I quote from a story on Yahoo News on September 18.

Atlanta residents squared off Tuesday at a public hearing on a proposed city-wide ban on low-slung pants -- or any clothing that exposes underwear in public.
 
Middle-aged and elderly residents in this southern US city booed and hissed James Fancy, 19, as he pulled his shorts down at the city council meeting to expose striped boxers, and Tabby Chase, 30, as she stood up to reveal a bra under a fishnet-shirt.

Both underwear flashers held up a sign saying "Clothes are not a crime."

"Disgusting," said a man in the back of the room.”

I am sure you have noticed this fashion trend – guys wearing baggy pants and no belt, and the pants hang halfway down their hips to show their boxer shorts.

Let me be diplomatic and say that is an absolutely idiotic trend, just like young people having holes in their jeans, except dumber.

The question is – how do stupid, vulgar trends like this get passed around?

Through the public schools, of course.

Do the teachers in the public schools teach the boys to show their underwear?

No.  The unguided culture teaches them that.  Their friends teach them that.

So now we have so many guys going around with their underwear uncovered that cities are beginning to pass ordinances against such dress.

Quoting again from the Yahoo news article:
“[The] injunction is aimed at young people in Atlanta who wear their shorts low enough to expose their underwear,  typically boxer shorts -- considered a fashion trend.

The ordinance, which would fine violators, would also prohibit women from exposing the top strap of their thong underwear.

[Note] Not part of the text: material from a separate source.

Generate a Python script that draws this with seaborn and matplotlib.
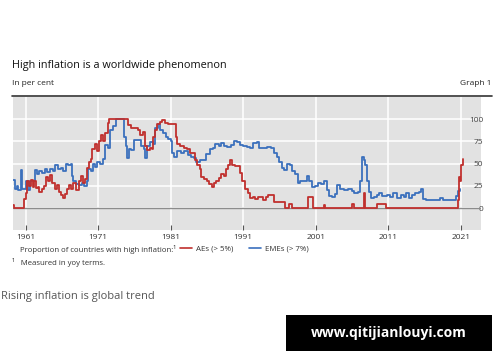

Martin said baggy shorts are part of an epidemic of bad behavior by youths in Atlanta who are trying to be hip.”

Trying to be hip.  Or blindly following what they learn in the halls of the public schools.  But what they learn certainly doesn’t stop with boxer shorts and thong underwear.  They learn drugs, sex, obscenities and most of all, they learn to follow the world instead of Christ.

All of that is part of having friends in the public schools.  The public schools are unguided.  Nobody can make the boys want to pull their pants up, as long as the peer pressure pulls the pants down.  As social director of your home school, you can guide your children’s friendships.  You can keep the positive parts of friendship and eliminate most of the negative.

I mentioned about some of the homeschoolers and grads in our area having a lot of good, close friends.  They grew to be friends because they spent a lot of time together, first in homeschool activities, and later just being together.  I think there are so many home school activities locally that a family would not have time to participate in them all.

Our daughters played on basketball teams and volleyball teams.  They were in a number of drama productions, performed in the city civic center theater.  They participated in the homeschool coop classes.  And for years they have gotten together with the homeschoolers and grads every Monday evening to play sports and music.  Looking back on all that, those are absolutely some of our greatest life memories.  The job of being school social director is not without its rewards.

Sometimes a homeschool parent will say -- I’m afraid that my children don’t have enough friends.  If you feel that is true, then you have to ask yourself why that is so.  That would be the case only if you as the social director have not worked hard enough to provide social activities.  And you probably haven’t worked hard enough at being social director because you didn’t think that was an important part of your job as educator.  It is.